Par un hasard miraculeux, où il faut reconnaître la nécessité qui conduit les plus forts désirs à leur accomplissement, Nicolas Philibert a rencontré à La Borde son propre projet de cinéma à pied d'oeuvre. Cet été là, dans le parc de la clinique, comme chaque année, on montait une pièce de théâtre, Opérette de Witold Gombrowicz, une joyeuse fantaisie à laquelle tout le monde était invité à prendre part. En filmant les répétitions et une partie de la représentation, Nicolas Philibert s'est retrouvé au cœur même de ce travail de la présentation, qui est l'enjeu de son geste de cinéaste. S'approprier un texte, articuler ses mots, veiller au moment de la réplique, synchroniser ses gestes sur le rythme de la musique pour frapper un tambourin, tout mène, dans cet effort collectif, à l'inscription de chacun dans le présent, à sa domination du moment où, comme on dit au théâtre, c'est à lui.
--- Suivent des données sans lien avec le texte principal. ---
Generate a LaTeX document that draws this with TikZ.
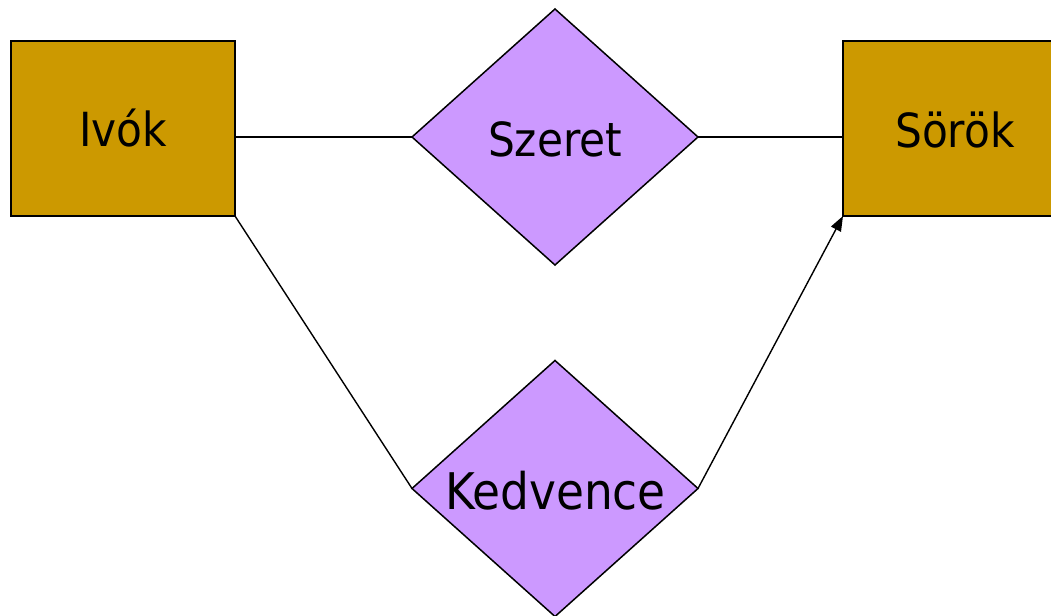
\documentclass[tikz,border=0pt]{standalone}
\usepackage{fontspec}
\setmainfont{DejaVu Sans Condensed}
\usetikzlibrary{shapes.geometric,arrows.meta}
\definecolor{entgold}{HTML}{CC9900}
\definecolor{relviolet}{HTML}{CC99FF}
\tikzset{
  entity/.style={rectangle, draw=black, fill=entgold, line width=2.2bp, minimum width=224bp, minimum height=175bp, inner sep=0pt, outer sep=0pt},
  relship/.style={diamond, draw=black, fill=relviolet, line width=1.5bp, minimum width=286bp, minimum height=256bp, inner sep=0pt, outer sep=0pt},
  lbl/.style={anchor=base, inner sep=0pt, font=\fontsize{47bp}{50bp}\selectfont},
  biglbl/.style={anchor=base, inner sep=0pt, font=\fontsize{50.5bp}{54bp}\selectfont},
  thick line/.style={line width=2.2bp},
  thin line/.style={line width=1.4bp},
}
\begin{document}
\begin{tikzpicture}[x=1bp,y=-1bp]
\useasboundingbox (0,0) rectangle (1051,616);
\clip (0,0) rectangle (1051,616);
\fill[white] (0,0) rectangle (1051,616);
\node[entity] (ivok) at (123,128.5) {};
\node[entity] (sorok) at (955,128.5) {};
\node[relship] (szeret) at (555,137) {};
\node[relship] (kedv) at (555,488.5) {};
\node[lbl] (tivok) at (123,147) {Ivók};
\node[lbl] (tsorok) at (955,148) {Sörök};
\node[lbl] (tszeret) at (555,157) {Szeret};
\node[biglbl] (tkedv) at (555.5,509) {Kedvence};
\draw[thick line] (szeret.west) -- (szeret.west -| ivok.east);
\draw[thick line] (szeret.east) -- (szeret.east -| sorok.west);
\draw[thin line] (ivok.south east) -- (kedv.west);
\draw[thin line, -{Triangle[length=15bp,width=11bp]}] (kedv.east) -- (sorok.south west);
\end{tikzpicture}
\end{document}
Le plus beau, c'est que cette présence, qui éloigne le spectre de la folie à tel point qu'on ne distingue bien souvent pas les patients des soignants, il est alors possible d'en jouer, de la risquer à cette liberté de l'imaginaire où elle rejoint l'autre, le personnage de fiction comme celui qui en savoure le spectacle. Nicolas Philibert filme cela comme un plaisir vital, bien au delà de la mesure du bénéfice thérapeutique : La Moindre des choses est aussi un jour de fête et de joie, peuplé de figures qui ont le pouvoir d'être burlesques sans qu'on rie à leurs dépens, parce que dans le rire c'est le propre de l'homme que met en exergue le regard de Philibert, et pas la singulière bizarrerie de la folie. La pièce de Gombrowicz l'y aide beaucoup   « très adaptée à La Borde ou alors très bien traduite », comme dit Michel. Ce texte d'esprit quasi surréaliste, le cinéaste ne s'en sert cependant pas comme d'un prétexte à l'extravagance, au délire rassurant (car estampillé littéraire, culturel), mais comme d'une chambre d'écho à sa propre investigation du monde, faisant résonner, sur un plan du château de La Borde, cette phrase d' Opérette qui semble le sésame de tous ses films :« Quand les choses humaines sont à l'étroit dans les mots, le langage explose ». La Moindre des choses vient après cette explosion, et donne toute sa mesure à la recomposition de la vérité humaine qu'elle appelle. La plus belle des choses offertes au cinéma depuis longtemps.